The reflection of a surface of a layer determines the amount, and type, of reverberation applied to a layer, or an object. Such surface type effects may or may not include, but not limited to, diffusion, emission, specular, and opacity. Such reverb sound effect parameters may or may not include, but not limited to, size, outdoor/indoor, and delay. A strobe/pulsate light effect applied to an audio transform will affect the sound at different intervals depending on the rate of strobe.

This could be applied to a beat ratio of 1:1, 1:2, 1:4, 1:18, or 1:16. The Hollowness of the core an object determines an amount of audio DSP effect, echo, which is applied -more echo is applied to objects that are hollower.

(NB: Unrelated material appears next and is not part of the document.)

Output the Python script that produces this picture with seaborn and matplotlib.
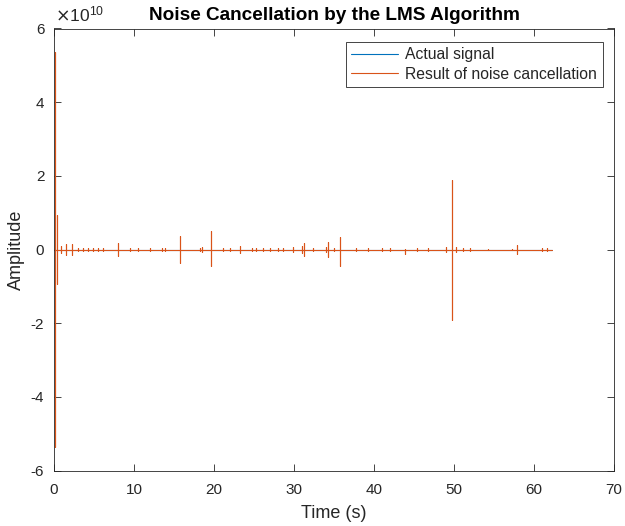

vi) Physics A magnetism value can be applied to objects. This determines how objects may interact in proximity to other objects, if used in a live environment (such as described in Ambisonic Soundstage). Polarisation would mean objects would either attract or repel. The strength of Magnetism applied would determine the force and distance such an effect would have on neighbouring objects.

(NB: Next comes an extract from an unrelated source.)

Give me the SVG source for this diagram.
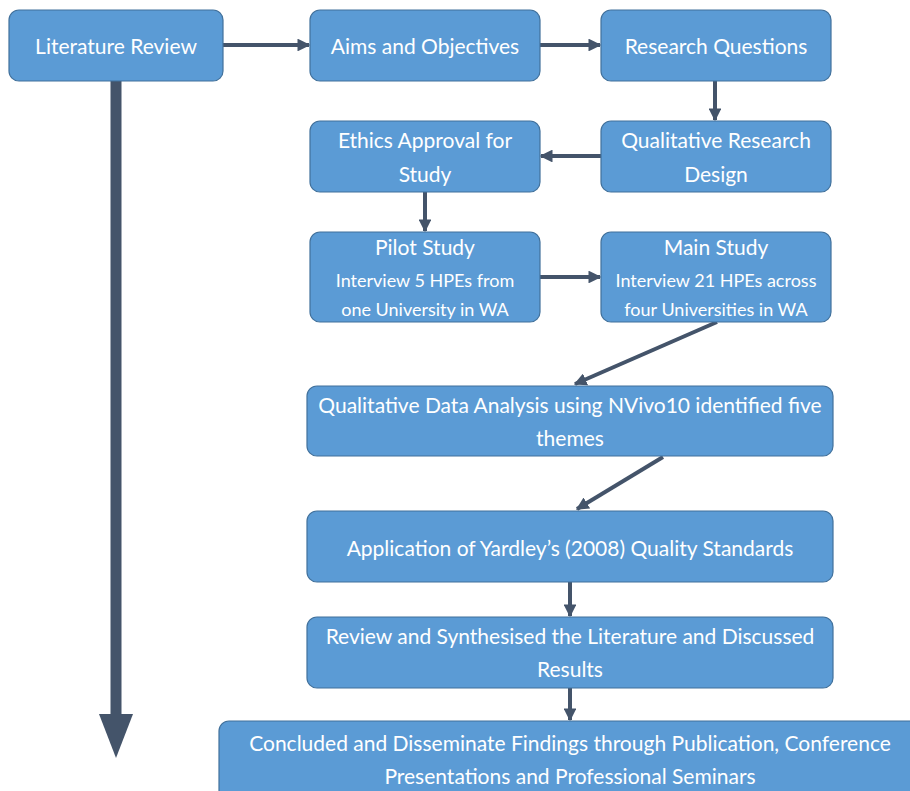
<svg xmlns="http://www.w3.org/2000/svg" width="910" height="791" viewBox="0 0 910 791">
  <style>
    .box { fill: #5B9BD5; stroke: #41719C; stroke-width: 1.2; }
    .t { font-family: Lato, "Open Sans", "Liberation Sans", sans-serif; fill: #FFFFFF; text-anchor: middle; font-size: 21px; }
    .s { font-size: 18px; }
    .conn { stroke: #44546A; stroke-width: 4; fill: none; marker-end: url(#head); }
  </style>
  <defs>
    <marker id="head" viewBox="0 0 10 10" refX="9" refY="5" markerWidth="3.2" markerHeight="3.2" markerUnits="strokeWidth" orient="auto">
      <path d="M0,0 L10,5 L0,10 Z" fill="#44546A"/>
    </marker>
  </defs>

  <!-- connectors -->
  <g id="connectors">
    <line class="conn" x1="223" y1="45" x2="309" y2="45"/>
    <line class="conn" x1="540" y1="45" x2="600" y2="45"/>
    <line class="conn" x1="715" y1="81" x2="715" y2="120"/>
    <line class="conn" x1="601" y1="156" x2="541" y2="156"/>
    <line class="conn" x1="425" y1="192" x2="425" y2="231"/>
    <line class="conn" x1="540" y1="277" x2="600" y2="277"/>
    <line class="conn" x1="717" y1="322" x2="575" y2="384"/>
    <line class="conn" x1="663" y1="457" x2="577" y2="509"/>
    <line class="conn" x1="570" y1="582" x2="570" y2="616"/>
    <line class="conn" x1="570" y1="688" x2="570" y2="720"/>
    <!-- long timeline arrow -->
    <rect x="110.5" y="81" width="11" height="636" fill="#44546A"/>
    <path d="M99,714 L133,714 L116,758 Z" fill="#44546A"/>
  </g>

  <g id="literature-review">
    <rect class="box" x="9" y="10" width="214" height="71" rx="10"/>
    <text class="t" x="116" y="54">Literature Review</text>
  </g>
  <g id="aims">
    <rect class="box" x="310" y="10" width="230" height="71" rx="10"/>
    <text class="t" x="425" y="54">Aims and Objectives</text>
  </g>
  <g id="research-questions">
    <rect class="box" x="601" y="10" width="230" height="71" rx="10"/>
    <text class="t" x="716" y="54">Research Questions</text>
  </g>
  <g id="ethics">
    <rect class="box" x="310" y="121" width="230" height="71" rx="10"/>
    <text class="t" x="425" y="148">Ethics Approval for</text>
    <text class="t" x="425" y="182">Study</text>
  </g>
  <g id="qualitative-design">
    <rect class="box" x="601" y="121" width="230" height="71" rx="10"/>
    <text class="t" x="716" y="148">Qualitative Research</text>
    <text class="t" x="716" y="182">Design</text>
  </g>
  <g id="pilot-study">
    <rect class="box" x="310" y="232" width="230" height="90" rx="10"/>
    <text class="t" x="425" y="255">Pilot Study</text>
    <text class="t s" x="425" y="287">Interview 5 HPEs from</text>
    <text class="t s" x="425" y="316">one University in WA</text>
  </g>
  <g id="main-study">
    <rect class="box" x="601" y="232" width="230" height="90" rx="10"/>
    <text class="t" x="716" y="255">Main Study</text>
    <text class="t s" x="716" y="287">Interview 21 HPEs across</text>
    <text class="t s" x="716" y="316">four Universities in WA</text>
  </g>
  <g id="data-analysis">
    <rect class="box" x="307" y="386" width="526" height="70" rx="10"/>
    <text class="t" x="570" y="413">Qualitative Data Analysis using NVivo10 identified five</text>
    <text class="t" x="570" y="446">themes</text>
  </g>
  <g id="yardley">
    <rect class="box" x="307" y="511" width="526" height="71" rx="10"/>
    <text class="t" x="570" y="556">Application of Yardley’s (2008) Quality Standards</text>
  </g>
  <g id="review">
    <rect class="box" x="307" y="617" width="526" height="71" rx="10"/>
    <text class="t" x="570" y="644">Review and Synthesised the Literature and Discussed</text>
    <text class="t" x="570" y="677">Results</text>
  </g>
  <g id="concluded">
    <rect class="box" x="219" y="721" width="702" height="80" rx="10"/>
    <text class="t" x="570" y="751">Concluded and Disseminate Findings through Publication, Conference</text>
    <text class="t" x="570" y="784">Presentations and Professional Seminars</text>
  </g>
</svg>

A gravity value may be applied to an environment(s), or specified section(s) of an environment. The gravity value would affect how any objects within the environment(s), or section(s) of the environment, as they would in nature, dependant on the properties of the object. For example, this may be, but not limited to, gravity becoming lighter and object(s) floating, or gravity becoming heavier and object(s) dropping -objects may or may not float out of the audible area of the environment, or, may rest or bounce off the floor depending on the gravity value applied and the material value given to the object and the floor of the environment.

Other environmental values may affect such behaviours, for example, but not limited to, the state and material of the environment itself.

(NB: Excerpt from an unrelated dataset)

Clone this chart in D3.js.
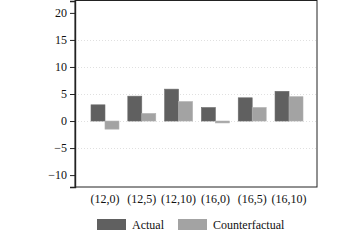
<!DOCTYPE html>
<html>
<head>
<meta charset="utf-8">
<script src="https://cdn.jsdelivr.net/npm/d3@7"></script>
<style>
  html, body { margin: 0; padding: 0; background: #fff; }
</style>
</head>
<body>
<script>
const WIDTH = 360;
const HEIGHT = 240;

const categories = ["(12,0)", "(12,5)", "(12,10)", "(16,0)", "(16,5)", "(16,10)"];
const seriesNames = ["Actual", "Counterfactual"];
const actual = [3.0, 4.6, 5.9, 2.5, 4.3, 5.5];
const counterfactual = [-1.5, 1.4, 3.6, -0.35, 2.5, 4.5];
const yTicks = [-10, -5, 0, 5, 10, 15, 20];
const gridTicks = [-5, 0, 5, 10, 15];

const colors = { Actual: "#606060", Counterfactual: "#a3a3a3" };
const FONT = "'Liberation Serif', 'Times New Roman', serif";

const plot = { left: 75, right: 317, top: 0.5, bottom: 187 };

const rows = categories.map((c, i) => ({
  cat: c,
  values: [
    { series: "Actual", value: actual[i] },
    { series: "Counterfactual", value: counterfactual[i] },
  ],
}));

const svg = d3.select("body")
  .append("svg")
  .attr("width", WIDTH)
  .attr("height", HEIGHT)
  .attr("viewBox", `0 0 ${WIDTH} ${HEIGHT}`);

svg.append("rect").attr("width", WIDTH).attr("height", HEIGHT).attr("fill", "#fff");

const y = d3.scaleLinear().domain([-12.2, 22.2]).range([plot.bottom, plot.top + 0.5]);

const x = d3.scaleBand()
  .domain(categories)
  .range([91, 303])
  .paddingInner(0.24)
  .paddingOuter(0);

const xSub = d3.scaleBand()
  .domain(seriesNames)
  .range([0, x.bandwidth()]);

// gridlines
svg.append("g")
  .selectAll("line")
  .data(gridTicks)
  .join("line")
  .attr("x1", plot.left)
  .attr("x2", plot.right)
  .attr("y1", d => Math.round(y(d)) + 0.5)
  .attr("y2", d => Math.round(y(d)) + 0.5)
  .attr("stroke", "#d8d8d8")
  .attr("stroke-width", 0.8)
  .attr("stroke-dasharray", "1,2");

// bars
const groups = svg.append("g")
  .selectAll("g")
  .data(rows)
  .join("g")
  .attr("transform", d => `translate(${x(d.cat)},0)`);

groups.selectAll("rect")
  .data(d => d.values)
  .join("rect")
  .attr("x", d => xSub(d.series))
  .attr("y", d => y(Math.max(0, d.value)))
  .attr("width", xSub.bandwidth())
  .attr("height", d => Math.abs(y(d.value) - y(0)))
  .attr("fill", d => colors[d.series])
  .attr("stroke", d => d.series === "Actual" ? "#6e6e6e" : "#b0b0b0")
  .attr("stroke-width", 0.6);

// frame
svg.append("rect")
  .attr("x", plot.left)
  .attr("y", plot.top)
  .attr("width", plot.right - plot.left)
  .attr("height", plot.bottom - plot.top)
  .attr("fill", "none")
  .attr("stroke", "#222")
  .attr("stroke-width", 1);

// y axis
const yAxis = svg.append("g")
  .attr("transform", `translate(${plot.left},0)`)
  .call(d3.axisLeft(y).tickValues(yTicks).tickSize(5).tickPadding(3)
    .tickFormat(d => d < 0 ? "\u2212" + Math.abs(d) : d));
yAxis.select(".domain").attr("stroke", "#222").attr("stroke-width", 1.4);
yAxis.selectAll(".tick line").attr("stroke", "#222").attr("stroke-width", 1);
yAxis.selectAll("text")
  .attr("fill", "#111")
  .attr("font-size", "12px")
  .attr("font-family", FONT);

// x axis labels
const xAxis = svg.append("g")
  .attr("transform", `translate(0,${plot.bottom})`)
  .call(d3.axisBottom(x).tickSize(0).tickPadding(7));
xAxis.select(".domain").remove();
xAxis.selectAll("text")
  .attr("fill", "#111")
  .attr("font-size", "12px")
  .attr("font-family", FONT);

// legend
const legendX = [97, 178];
const legend = svg.append("g")
  .selectAll("g")
  .data(seriesNames)
  .join("g")
  .attr("transform", (d, i) => `translate(${legendX[i]},219)`);
legend.append("rect")
  .attr("width", 29)
  .attr("height", 11)
  .attr("fill", d => colors[d]);
legend.append("text")
  .attr("x", 35)
  .attr("y", 9.5)
  .attr("fill", "#111")
  .attr("font-size", "12px")
  .attr("font-family", FONT)
  .text(d => d);
</script>
</body>
</html>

A temperature value may be applied to an environment(s), or specified section(s) of an environment. The temperature value would affect how any objects within the environment(s), or section(s) of the environment, as they would in nature, dependent on the properties of the object(s). For example, this may be, but not limited to, temperature decreasing and object(s) condensing or solidifying, or temperature increasing and object(s) melting or evaporating. Other environmental values may affect such behaviours, for example, but not limited to, the state and material of the environment itself.

Other miscellaneous properties/conditions may include but not limited to; pressure, humidity, atmospheric electricity, viscosity, half-life, buoyancy, and absorbency. Whereby the object(s) and output sound(s) will be naturally affected relative to such first data elements adopting such environment condition data changes. These conditions may or may not also include natural and unnatural phenomenon, such as, but not limited to, electromagnetic pulse (EMP), lunar changes, planetary alignments, radiation, solar flares, and earthquake bombs.

Different areas of the environment may be partitioned and assigned different environmental conditions.

Software mechanics like artificial intelligence (AI) characteristics and behaviours may be applied to objects. Such characteristics may include proximal defence and attack response mechanisms -AV outputs would be defined by the combination of present audio and visual variables and the interaction between two or more objects being in proximity/contact. This may also include applying predefined paths for objects to follow, as described in Fig. 4. Other such AI may be relative to environmental changes, such as temperature and humidity, which may change or fluctuate over a predefined time or event.

The described environment refers to standard conditions, such as, but not limited to, room temperature and pressure, and Earth's gravitational force and oxygen-rich gaseous environment. However, the environment atmosphere can be fully modified, for example, but not limited to, any of the aforementioned properties/conditions, as well as, state and matter -solid(s), liquid(s), gas(es) -which may include, but not limited to, natural or unnatural/real or imaginary elements/materials (i.e. red mercury). Similarly, objects residing in the environment are affected by such changes as they would be affected in nature.

A computer program product adapted to perform the above method, or a computer-readable storage medium or data carrier comprising the program may be provided.

These and other embodiments will be apparent to those skilled in the art

Claims (15)

1. CLAIMS1. Data comprehension method, comprising: Inputting at least a first data element; Displaying the first data element in a visual format; Manipulating the first data element in the visual format using pre-defined gestures to create a modified data element; and Outputting the modified data element aurally.
2. 2. Method of claim 1, further comprising the steps of: Assigning a first object to the first data element; Displaying the first data element visually in the form of the first object, such that the pre-defined gestures manipulate the object; and Assigning an aural component to the first object.
3. 3. Method of claim 2, wherein when more than a first data element is input, assigning an object to each data element and assigning an aural component to each object.
4. 4. Method of claims 2 or 3, wherein when the object is manipulated, the aural component varies in accordance with the manipulation.
5. 5. Method of any preceding claim, wherein the first data element represents a physical, optical, tactile, odorous or aural variable.
6. 6. Method of any preceding claim, wherein the modified data element is output aurally via at least one sound emitting device.
7. 7. Method of any of claims 1 to 5, wherein the first data element represents a sound, and the modified data element forms part of a soundstage.
8. 8. Method of any preceding claim, wherein the visual format is in 3-D.
9. 9. Method of claim 8, wherein the gestures are enacted in 3-D.
10. 10. Method of any of claims 1 to 7, wherein the visual format is in 2-D.
11. 11. Method of claim 10, wherein the visual format is displayed on a touch-sensitive screen device.
12. 12. Method of claim 10, wherein the visual format is displayed on a screen, and the first data element is manipulated via a remote touch sensitive device.
13. 13. Method of any of claims 2 to 12, wherein the object is rendered in the form of voxels, and the gesture influences the voxel nodes.
14. 14. A computer program product adapted to perform the method of any of claims 1 to 13.
15. 15. A computer-readable storage medium or data carrier comprising the program of claim 14.